After half a lifetime of superficiality, my Krishna relations took a dive into the depths last week.  Having caught wind of the existence of an "eco-village" a short distance out of Bogotá, and having nothing to keep me from excusing myself for a couple of days from my eight million urban neighbours, I took up temporary residence in Varsana, a self-described yoga-farm.  Neither my 15 years of yoga practice, nor my many seasons on various farms quite prepared me for what I was to learn.

It turns out that the Hare Krishnas, besides being international proprietors of veggie-restaurants, also own not a few beautiful parcels of land around the globe.  On these they dedicate themselves to nurturing Mother Earth, just as they receive nourishment from her. 

With explicit ecological principles that could as well have been lifted from Pope Francis' encyclical, Laudato Si, the devotees put their faith not only where their mouth is, eating in a way that does least damage to the biosphere, but equally where their hands are, manually working towards a voluntary simplicity that thumbs its nose at consumerism.

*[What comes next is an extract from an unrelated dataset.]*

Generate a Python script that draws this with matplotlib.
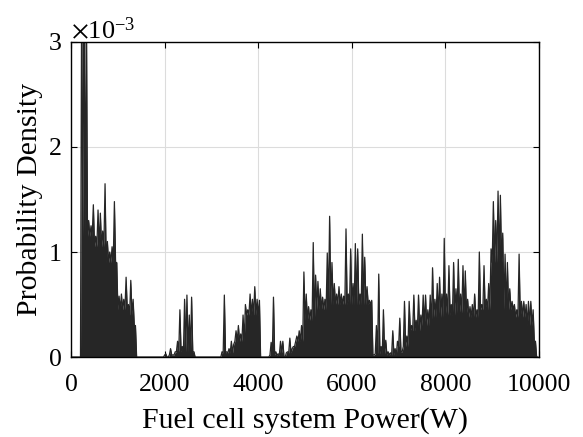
import numpy as np
import matplotlib.pyplot as plt
from matplotlib.ticker import ScalarFormatter

plt.rcParams['font.family'] = ['Liberation Serif', 'DejaVu Serif']
plt.rcParams['mathtext.fontset'] = 'stix'

# peak probability density per 50 W bin (units of 1e-3), 0 to 10000 W
bin_width = 50
density_e3 = [
    # 0 - 1000
    0, 0, 0, 0, 3.5, 3.5, 3.5, 1.3, 1.25, 1.45,
    1.15, 1.4, 1.37, 1.2, 1.65, 1.1, 1.0, 1.05, 1.48, 0.9,
    # 1000 - 2000
    0.58, 0.6, 0.55, 0.76, 0.5, 0.73, 0.55, 0.3, 0, 0,
    0, 0, 0, 0, 0, 0, 0, 0, 0, 0,
    # 2000 - 3000
    0.03, 0, 0.08, 0.02, 0.05, 0.15, 0.45, 0.1, 0.55, 0.59,
    0.4, 0.57, 0.05, 0, 0, 0, 0, 0, 0, 0,
    # 3000 - 4000
    0, 0, 0, 0, 0.05, 0.59, 0.05, 0.08, 0.15, 0.12,
    0.25, 0.3, 0.22, 0.4, 0.5, 0.45, 0.6, 0.55, 0.67, 0.55,
    # 4000 - 5000
    0.54, 0, 0, 0, 0, 0.14, 0.57, 0.05, 0.03, 0.15,
    0.15, 0, 0.05, 0.18, 0.08, 0.1, 0.2, 0.25, 0.3, 0.81,
    # 5000 - 6000
    0.6, 0.48, 0.45, 1.09, 0.78, 0.72, 0.65, 0.57, 0.55, 0.99,
    1.34, 0.9, 0.7, 0.6, 0.67, 0.6, 0.58, 1.22, 0.6, 1.03,
    # 6000 - 7000
    0.7, 1.08, 1.03, 0.6, 1.17, 0.95, 0.67, 0.54, 0.54, 0.02,
    0.3, 0.79, 0.1, 0.45, 0.16, 0.05, 0.04, 0.25, 0.08, 0.15,
    # 7000 - 8000
    0.37, 0.05, 0.53, 0.2, 0.53, 0.3, 0.59, 0.35, 0.59, 0.4,
    0.59, 0.59, 0.45, 0.59, 0.85, 0.55, 0.7, 0.76, 0.6, 1.13,
    # 8000 - 9000
    0.6, 0.87, 0.5, 0.9, 0.65, 0.93, 0.6, 0.87, 0.82, 0.55,
    0.48, 0.5, 0.6, 0.45, 1.0, 0.5, 0.87, 0.55, 0.7, 1.03,
    # 9000 - 10000
    1.48, 1.3, 1.58, 1.54, 1.18, 0.98, 0.9, 0.65, 0.53, 0.5,
    0.45, 0.98, 0.53, 0.53, 0.5, 0.53, 0.53, 0.45, 0.15, 0,
]

# low level the curve drops to between spikes, per 250 W segment (units of 1e-3)
seg_width = 250
floor_e3 = [
    0, 1.15, 1.05, 0.9, 0.45, 0.4, 0, 0,
    0.02, 0.05, 0.05, 0, 0, 0.04, 0.15, 0.4,
    0.4, 0.02, 0.04, 0.15, 0.35, 0.45, 0.5, 0.5,
    0.5, 0.5, 0.03, 0.02, 0.1, 0.25, 0.3, 0.38,
    0.4, 0.42, 0.38, 0.45, 0.9, 0.45, 0.38, 0.3,
]

centers = np.arange(len(density_e3)) * bin_width + bin_width / 2
edges = np.arange(len(density_e3)) * bin_width
peak = np.array(density_e3) * 1e-3
floor = np.minimum(np.repeat(floor_e3, seg_width // bin_width) * 1e-3, peak)

# curve alternates: floor at each bin edge, peak at each bin centre
x = np.column_stack([edges, centers]).ravel()
y = np.column_stack([floor, peak]).ravel()

fig, ax = plt.subplots(figsize=(5.83, 4.37), dpi=100)
fig.subplots_adjust(left=0.122, right=0.9245, bottom=0.183, top=0.904)

col = '#262626'
ax.fill_between(x, 0, y, color=col, lw=0)
ax.plot(x, y, color=col, lw=0.9)

ax.set_xlim(0, 10000)
ax.set_ylim(0, 3e-3)
ax.set_xticks([0, 2000, 4000, 6000, 8000, 10000])
ax.set_yticks([0, 1e-3, 2e-3, 3e-3])
fmt = ScalarFormatter(useMathText=True)
fmt.set_powerlimits((-2, 2))
ax.yaxis.set_major_formatter(fmt)
ax.yaxis.get_offset_text().set_fontsize(19)

ax.grid(True, color='#dcdcdc', lw=0.8)
ax.set_axisbelow(True)
ax.tick_params(direction='in', top=True, right=True, labelsize=18.5, length=4)
ax.tick_params(axis='x', pad=12)
ax.tick_params(axis='y', pad=7)
for s in ax.spines.values():
    s.set_linewidth(1.0)

ax.set_xlabel('Fuel cell system Power(W)', fontsize=21.5, labelpad=8)
ax.set_ylabel('Probability Density', fontsize=21.5, labelpad=3)

fig.savefig('out.png', dpi=100)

No stranger to Catholic monasticism, I was surprised by the make-up and run-down of this Krishna monastery.  Whereas among my Trappist and Benedictine hosts I have always been a pup, amidst the monks in Varsana, I certainly was showing my dog years.

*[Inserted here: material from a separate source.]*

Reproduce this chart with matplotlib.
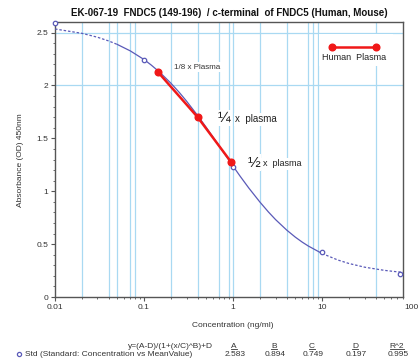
import matplotlib
matplotlib.use("Agg")
import matplotlib.pyplot as plt
from matplotlib.lines import Line2D
from matplotlib.patches import Rectangle
from matplotlib.ticker import FixedLocator, FixedFormatter, MultipleLocator, LogLocator, NullFormatter

plt.rcParams['font.family'] = ['Liberation Sans', 'DejaVu Sans']

# fitted 4PL curve
curve_conc = [0.01, 0.02, 0.03, 0.04, 0.05, 0.07, 0.1, 0.12, 0.15, 0.2, 0.25, 0.3,
              0.4, 0.5, 0.6, 0.7, 0.8, 1, 1.2, 1.5, 2, 2.5, 3, 4, 5, 6, 7, 10,
              15, 20, 30, 50, 70, 81]
curve_od = [2.534, 2.493, 2.456, 2.421, 2.388, 2.327, 2.245, 2.194, 2.125, 2.022,
            1.932, 1.852, 1.716, 1.603, 1.508, 1.426, 1.355, 1.237, 1.142, 1.031,
            0.898, 0.803, 0.732, 0.633, 0.566, 0.518, 0.482, 0.411, 0.350, 0.317,
            0.282, 0.252, 0.238, 0.234]

# standards
std_conc = [0.01, 0.1, 1, 10, 75]
std_od = [2.59, 2.236, 1.225, 0.426, 0.22]

# human plasma dilutions
plasma_conc = [0.144, 0.40, 0.95]
plasma_od = [2.125, 1.70, 1.276]

# grid lines of the original software
vgrid = [0.02, 0.04, 0.05, 0.07, 0.08, 0.2, 0.4, 0.7, 0.9, 1, 2, 4, 7, 8, 9, 40]
hgrid = [2.0, 2.5]

xticks = [0.01, 0.1, 1, 10]
xticklabels = ["0.01", "0.1", "1", "10"]
yticks = [0, 0.5, 1, 1.5, 2, 2.5]
yticklabels = ["0", "0.5", "1", "1.5", "2", "2.5"]

fit_names = ["A", "B", "C", "D", "R^2"]
fit_values = ["2.583", "0.894", "0.749", "0.197", "0.995"]

grid_col = "#a9d9f2"
curve_col = "#5a5ab8"
red = "#f01818"
axis_col = "#555555"
text_col = "#333333"

fig = plt.figure(figsize=(4.19, 3.63), dpi=100)
ax = fig.add_axes([0.1313, 0.1818, 0.8305, 0.7576])
ax.set_xscale("log")
ax.set_xlim(0.01, 81)
ax.set_ylim(0, 2.6)

for x in vgrid:
    ax.axvline(x, color=grid_col, lw=0.9, zorder=1)
for y in hgrid:
    ax.axhline(y, color=grid_col, lw=0.9, zorder=1)

# curve: dashed outside the standard range, solid inside
left = [(c, v) for c, v in zip(curve_conc, curve_od) if c <= 0.05]
mid = [(c, v) for c, v in zip(curve_conc, curve_od) if 0.05 <= c <= 10]
right = [(c, v) for c, v in zip(curve_conc, curve_od) if c >= 10]
for seg, ls in [(left, (0, (2, 1.5))), (mid, "-"), (right, (0, (2, 1.5)))]:
    ax.plot([p[0] for p in seg], [p[1] for p in seg], color=curve_col, lw=0.9,
            ls=ls, zorder=3)

ax.plot(std_conc, std_od, ls="none", marker="o", ms=3.2, mfc="white",
        mec=curve_col, mew=0.9, zorder=4, clip_on=False)

ax.plot(plasma_conc, plasma_od, color=red, lw=1.8, marker="o", ms=4.8,
        zorder=5)

# labels next to the dilutions
box = dict(facecolor="white", edgecolor="none", pad=1)
ax.text(0.342, 0.836, "1/8 x Plasma", transform=ax.transAxes, fontsize=5.8,
        color=text_col, va="center", ha="left", bbox=box, zorder=2)
ax.text(0.466, 0.651, "\u00bc", transform=ax.transAxes, fontsize=11,
        color="#222222", va="center", ha="left", bbox=box, zorder=2)
ax.text(0.517, 0.646, "x  plasma", transform=ax.transAxes, fontsize=7,
        color="#222222", va="center", ha="left", bbox=box, zorder=2)
ax.text(0.552, 0.489, "\u00bd", transform=ax.transAxes, fontsize=11,
        color="#222222", va="center", ha="left", bbox=box, zorder=2)
ax.text(0.597, 0.484, "x  plasma", transform=ax.transAxes, fontsize=6.5,
        color="#222222", va="center", ha="left", bbox=box, zorder=2)

# legend
ax.add_patch(Rectangle((0.76, 0.84), 0.21, 0.115, transform=ax.transAxes,
                       facecolor="white", edgecolor="none", zorder=2))
ax.plot([0.797, 0.923], [0.910, 0.910], transform=ax.transAxes, color=red,
        lw=1.8, marker="o", ms=4.8, zorder=5)
ax.text(0.86, 0.87, "Human  Plasma", transform=ax.transAxes, fontsize=6.5,
        color="#222222", ha="center", va="center", zorder=5)

# axes styling
for s in ax.spines.values():
    s.set_color(axis_col)
    s.set_linewidth(1.0)
ax.xaxis.set_major_locator(FixedLocator(xticks))
ax.xaxis.set_major_formatter(FixedFormatter(xticklabels))
ax.xaxis.set_minor_locator(LogLocator(base=10, subs=range(2, 10)))
ax.xaxis.set_minor_formatter(NullFormatter())
ax.yaxis.set_major_locator(FixedLocator(yticks))
ax.yaxis.set_major_formatter(FixedFormatter(yticklabels))
ax.yaxis.set_minor_locator(MultipleLocator(0.1))
ax.tick_params(which="major", length=3, width=0.8, color=axis_col,
               labelsize=6, labelcolor=text_col, pad=2)
ax.tick_params(which="minor", length=1.5, width=0.6, color=axis_col)
ax.text(100, -0.026, "100", transform=ax.get_xaxis_transform(), fontsize=6,
        color=text_col, ha="center", va="top", clip_on=False)

fig.text(0.5465, 0.964, "EK-067-19  FNDC5 (149-196)  / c-terminal  of FNDC5 (Human, Mouse)",
         fontsize=7, fontweight="bold", ha="center", va="center", color="#111111")
fig.text(0.048, 0.559, "Absorbance (OD) 450nm", rotation=90, fontsize=6,
         ha="center", va="center", color=text_col)
fig.text(0.556, 0.102, "Concentration (ng/ml)", fontsize=6, ha="center",
         va="center", color=text_col)

# fit parameter table
row1 = 1 - 346 / 363
row2 = 1 - 354 / 363
fig.text(213 / 419, row1, "y=(A-D)/(1+(x/C)^B)+D", fontsize=6, ha="right",
         va="center", color=text_col)
head_x = [234, 274, 312, 355, 397]
heads = []
for name, px in zip(fit_names, head_x):
    heads.append(fig.text(px / 419, row1, name, fontsize=6, ha="center",
                          va="center", color=text_col))
for val, px in zip(fit_values, head_x):
    fig.text((px + 1) / 419, row2, val, fontsize=6, ha="center", va="center",
             color=text_col)
fig.add_artist(Line2D([19 / 419], [row2], marker="o", ms=3, mfc="white",
                      mec=curve_col, mew=0.9, ls="none"))
fig.text(25 / 419, row2, "Std (Standard: Concentration vs MeanValue)", fontsize=6,
         ha="left", va="center", color=text_col)

fig.canvas.draw()
r = fig.canvas.get_renderer()
for t in heads:
    bb = t.get_window_extent(r).transformed(fig.transFigure.inverted())
    fig.add_artist(Line2D([bb.x0, bb.x1], [bb.y0 + 0.002, bb.y0 + 0.002],
                          color=text_col, lw=0.6))

fig.savefig("out.png", dpi=100)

Very few of them topped twenty five, and equally few had completed more than two years in the cloister.  As far as I could tell, nothing equivalent to an abbot or superior existed, which lent to the place a chaotic flavor, most perceptible in the kitchen sink after meals.  There great heaps of metal dishes and cups waited for some charitable and undesignated soul to take mercy on the wreckage. 

Not that anarchy rules the Hare Krishnas.  In many ways their monks rival the rigor of their Catholic counterparts, and in some ways they dance right past them.  At 4am they rise to one full hour of communal chanting, followed by another hour of private repetition of the sacred name of Krishna.  Then comes another hour or two of philosophical instruction based on the Bhagavad Gita and other Vedic texts. 

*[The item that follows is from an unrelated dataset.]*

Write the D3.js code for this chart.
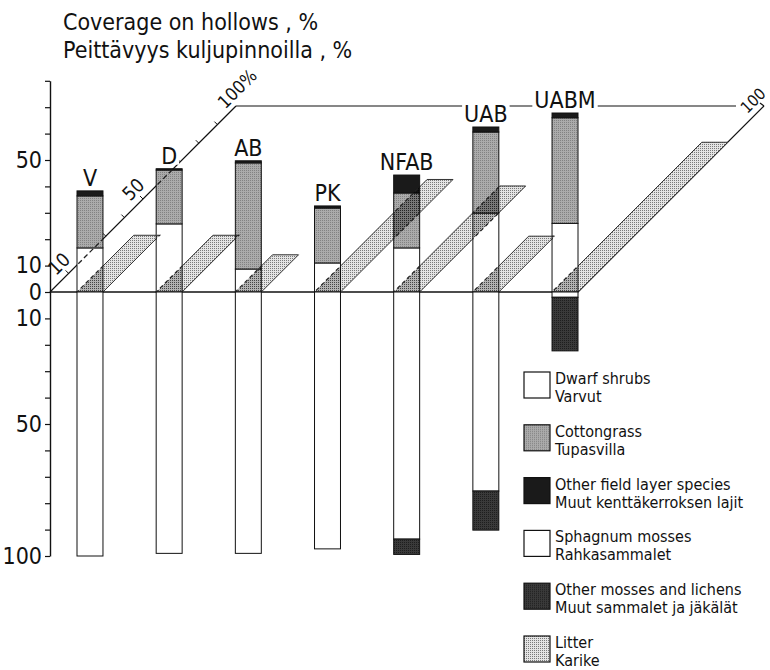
<!DOCTYPE html>
<html>
<head>
<meta charset="utf-8">
<script src="https://cdn.jsdelivr.net/npm/d3@7"></script>
<style>
body { margin: 0; background: #fff; }
text { font-family: "DejaVu Sans Condensed", "DejaVu Sans", sans-serif; font-stretch: condensed; fill: #111; }
</style>
</head>
<body>
<div id="chart"></div>
<script>
// values, % cover on hollows
var sites = ['V', 'D', 'AB', 'PK', 'NFAB', 'UAB', 'UABM'];
// field layer, drawn upwards
var dwarfShrubs = [16.7, 25.8, 8.7, 11, 16.7, 29.9, 26];
var cottongrass = [19.7, 20.4, 40.2, 20.8, 20.8, 30.7, 40];
var otherField  = [1.9, 0.5, 0.8, 0.8, 6.8, 1.9, 1.8];
// ground layer, drawn downwards
var sphagnum    = [100, 99, 99, 97.3, 93.6, 75.4, 2];
var otherMosses = [0, 0, 0, 0, 5.8, 14.8, 20.3];
// litter, drawn along the depth axis
var litter      = [30.5, 30.5, 20, 60.5, 57, 30, 80.5];

var upLabels = [0, 10, 50],
    downLabels = [10, 50, 100],
    depthLabels = [10, 50];

var legendItems = [
    ['Dwarf shrubs', 'Varvut', 'url(#pat-white)'],
    ['Cottongrass', 'Tupasvilla', 'url(#pat-cotton)'],
    ['Other field layer species', 'Muut kenttäkerroksen lajit', '#1a1a1a'],
    ['Sphagnum mosses', 'Rahkasammalet', 'url(#pat-white)'],
    ['Other mosses and lichens', 'Muut sammalet ja jäkälät', 'url(#pat-moss)'],
    ['Litter', 'Karike', 'url(#pat-litter)']
];

var width = 770, height = 670,
    axisX = 50;

var svg = d3.select('#chart').append('svg')
    .attr('width', width)
    .attr('height', height);

let x = d3.scaleBand().domain(sites).range([77, 578]).paddingInner(0.672).paddingOuter(0);
let y = d3.scaleLinear().domain([-100, 80]).range([556, 80.8]);
let depth = d3.scaleLinear().domain([0, 100]).range([0, 186]);
let bw = x.bandwidth(),
    y0 = y(0),
    xEnd = x(sites[sites.length - 1]) + bw;

// point on the floor: px along the baseline, d along the depth axis
function pt(px, d) { return [px + depth(d), y0 - depth(d)]; }

// stipple patterns
var defs = svg.append('defs');
function stipple(id, bg, dot) {
    var p = defs.append('pattern').attr('id', id)
	.attr('width', 2).attr('height', 2).attr('patternUnits', 'userSpaceOnUse');
    p.append('rect').attr('width', 2).attr('height', 2).attr('fill', bg);
    if (dot) p.append('rect').attr('width', 1).attr('height', 1).attr('fill', dot);
}
stipple('pat-white', '#fff', null);
stipple('pat-litter', '#e4e4e4', '#7a7a7a');
stipple('pat-cotton', '#ababab', '#828282');
stipple('pat-moss', '#3a3a3a', '#1e1e1e');
stipple('pat-over', 'rgba(0,0,0,0.3)', 'rgba(0,0,0,0.6)');

var data = sites.map((s, i) => {
    let a = dwarfShrubs[i], b = a + cottongrass[i], c = b + otherField[i];
    let e = sphagnum[i], f = e + otherMosses[i];
    return {
	site: s, litter: litter[i], top: c,
	up: [[0, a, 'url(#pat-white)'], [a, b, 'url(#pat-cotton)'], [b, c, '#1a1a1a']],
	down: [[0, e, 'url(#pat-white)'], [e, f, 'url(#pat-moss)']]
    };
});

function para(d) {
    let x1 = x(d.site), x2 = x1 + bw;
    return [[x1, y0], [x2, y0], pt(x2, d.litter), pt(x1, d.litter)];
}

// floor: baseline, depth axes and back edge
var floor = svg.append('g').attr('stroke', '#111').attr('fill', 'none');
floor.append('line').attr('x1', axisX).attr('x2', xEnd).attr('y1', y0).attr('y2', y0).attr('stroke-width', 1.4);
var diag = [pt(axisX, 0), pt(axisX, 100)];
floor.append('line').attr('x1', diag[0][0]).attr('y1', diag[0][1]).attr('x2', diag[1][0]).attr('y2', diag[1][1]).attr('stroke-width', 1.2);
floor.append('line')
    .attr('x1', pt(axisX, 100)[0]).attr('y1', pt(axisX, 100)[1])
    .attr('x2', pt(xEnd, 100)[0] - 28).attr('y2', pt(xEnd, 100)[1])
    .attr('stroke-width', 1.2);
floor.append('line')
    .attr('x1', pt(xEnd, 0)[0]).attr('y1', pt(xEnd, 0)[1])
    .attr('x2', pt(xEnd, 100)[0]).attr('y2', pt(xEnd, 100)[1])
    .attr('stroke-width', 1.2);
floor.append('line')
    .attr('x1', pt(xEnd, 100)[0]).attr('y1', pt(xEnd, 100)[1])
    .attr('x2', pt(xEnd, 100)[0] - 4).attr('y2', pt(xEnd, 100)[1] - 3)
    .attr('stroke-width', 1.2);
d3.range(10, 100, 10).forEach(function(t) {
    let p = pt(axisX, t);
    floor.append('line').attr('x1', p[0]).attr('y1', p[1])
	.attr('x2', p[0] - 3).attr('y2', p[1] - 3).attr('stroke-width', 1);
});

// litter parallelograms behind the bars
svg.append('g').selectAll('polygon').data(data).enter().append('polygon')
    .attr('points', (d) => para(d).join(' '))
    .attr('fill', 'url(#pat-litter)')
    .attr('stroke', '#333').attr('stroke-width', 1);

// field layer bars
var bars = svg.append('g').selectAll('g').data(data).enter().append('g');
bars.selectAll('rect').data((d) => d.up.map((u) => ({ site: d.site, s: u })))
    .enter().append('rect')
    .filter((d) => d.s[1] > d.s[0])
    .attr('x', (d) => x(d.site)).attr('width', bw)
    .attr('y', (d) => y(d.s[1])).attr('height', (d) => y(d.s[0]) - y(d.s[1]))
    .attr('fill', (d) => d.s[2])
    .attr('stroke', '#111').attr('stroke-width', 1);

// what lies behind the bars shows through, darker and dashed
var clip = defs.append('clipPath').attr('id', 'bar-clip');
clip.selectAll('rect').data(data).enter().append('rect')
    .attr('x', (d) => x(d.site)).attr('width', bw)
    .attr('y', (d) => y(d.top)).attr('height', (d) => y0 - y(d.top));
var hidden = svg.append('g').attr('clip-path', 'url(#bar-clip)');
hidden.selectAll('polygon').data(data).enter().append('polygon')
    .attr('points', (d) => para(d).join(' '))
    .attr('fill', 'url(#pat-over)')
    .attr('stroke', '#222').attr('stroke-width', 1.2).attr('stroke-dasharray', '4,3');
hidden.append('line').attr('x1', diag[0][0]).attr('y1', diag[0][1]).attr('x2', diag[1][0]).attr('y2', diag[1][1])
    .attr('stroke', '#222').attr('stroke-width', 1.3).attr('stroke-dasharray', '5,3');

// ground layer bars
bars.selectAll('rect.down').data((d) => d.down.map((u) => ({ site: d.site, s: u })))
    .enter().append('rect').attr('class', 'down')
    .filter((d) => d.s[1] > d.s[0])
    .attr('x', (d) => x(d.site)).attr('width', bw)
    .attr('y', (d) => y(-d.s[0])).attr('height', (d) => y(-d.s[1]) - y(-d.s[0]))
    .attr('fill', (d) => d.s[2])
    .attr('stroke', '#111').attr('stroke-width', 1);

// vertical axis
let yAxis = d3.axisLeft(y)
    .tickValues(d3.range(-100, 81, 10))
    .tickSize(5).tickSizeOuter(0).tickPadding(3)
    .tickFormat((v) => (upLabels.indexOf(v) >= 0 || downLabels.indexOf(-v) >= 0) ? Math.abs(v) : '');
var ax = svg.append('g').attr('transform', 'translate(' + axisX + ',0)').call(yAxis);
ax.select('.domain').attr('stroke', '#111').attr('stroke-width', 1.4);
ax.selectAll('.tick line').attr('stroke', '#111').attr('stroke-width', 1.2);
ax.selectAll('.tick text').attr('font-size', 23).attr('font-family', null).attr('fill', '#111');

// depth axis labels
function diagLabel(p, txt, along, off, size) {
    svg.append('text')
	.attr('transform', 'translate(' + p[0] + ',' + p[1] + ') rotate(-45)')
	.attr('x', along).attr('y', -off)
	.attr('text-anchor', 'middle')
	.attr('font-size', size)
	.text(txt);
}
depthLabels.forEach((t) => diagLabel(pt(axisX, t), t, 0, 7, 19));
diagLabel(pt(axisX, 100), '100%', 13, 5, 18);
diagLabel(pt(xEnd, 100), '100', -4, 6, 16);

// site labels above the bars, masking the back edge
data.forEach(function(d) {
    let by = y(d.top) - 5;
    let t = svg.append('text')
	.attr('x', x(d.site) + bw / 2).attr('y', by)
	.attr('text-anchor', 'middle').attr('font-size', 23)
	.text(d.site);
    let bb = t.node().getBBox();
    svg.insert('rect', function() { return t.node(); })
	.attr('x', bb.x - 2).attr('width', bb.width + 4)
	.attr('y', by - 18).attr('height', 19)
	.attr('fill', '#fff');
});

// title
svg.append('text').attr('x', 63).attr('y', 30).attr('font-size', 23).text('Coverage on hollows , %');
svg.append('text').attr('x', 63).attr('y', 58).attr('font-size', 23).text('Peittävyys kuljupinnoilla , %');

// legend
var lg = svg.append('g').attr('transform', 'translate(524,372)');
var li = lg.selectAll('g').data(legendItems).enter().append('g')
    .attr('transform', (d, i) => 'translate(0,' + (i * 52.8) + ')');
li.append('rect').attr('width', 26).attr('height', 26)
    .attr('fill', (d) => d[2]).attr('stroke', '#111').attr('stroke-width', 1.2);
li.append('text').attr('x', 31).attr('y', 12).attr('font-size', 16).text((d) => d[0]);
li.append('text').attr('x', 31).attr('y', 30).attr('font-size', 16).text((d) => d[1]);
</script>
</body>
</html>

At eight o´clock the fast is broken with a substantial feed of fruit and granola and other delicacies on offer.  Then work, lunch, work until 6pm, when more chanting is followed by more instruction until sleep folds up the day around about 9.

Admittedly, some of the monks came across as rather far-out, but they get there honestly.  Strict is the policy against alcohol, drugs, even caffeine, not to mention, of course, meat of any cut.  Sex is off the table and out of the question. 

In fact, the Hare Krishnas border on a prudery that we Catholics have left to our great-grandparents.  They avoid nakedness at all and any time, regardless of one´s state of solitude.  To bathe in the buff is to contaminate the purity of the water.  Some of their notions of cleanliness and contamination seem ripped straight out of the Book of Leviticus.       

Like the disciples of Christ, the devotees of Krishna are by nature evangelical: they are called to go out to the highways and byways to spread the good news of Krishna consciousness.  Hence their apparitions in airports and manifestations in marketplaces.  They look to Jesus as a first-rate Guru and one more revelation of the infinite, universal Godhead.  Indeed, if a visitor attending their hours of instruction were hard of hearing, prone to catching “Christ” when “Krishna” was pronounced, she could easily mistake herself in a Christian prayer group, so similar is the talk of compassion, love, mercy and forgiveness.

The International Society for Krishna Consciousness (ISKCON—the official name of the Hare Krishnas) claims that anyone can plug in, as it were, regardless of religion, because the movement is a science not a faith.  A science because it produces predictable results. 

In spite of this assurance and, moreover, despite my long-standing, if superficial, association with the Hare Krishnas, my Jesuit brothers need not fear my permanent defection to one of their yoga-camps.  However, I´ll likely seek out other temporary sojourns among them, now that my appreciation for them has moved beyond my stomach.  They aren´t nearly as spacey as my ignorance had made them, although a fair bit more prudish than my imagination could have foreseen.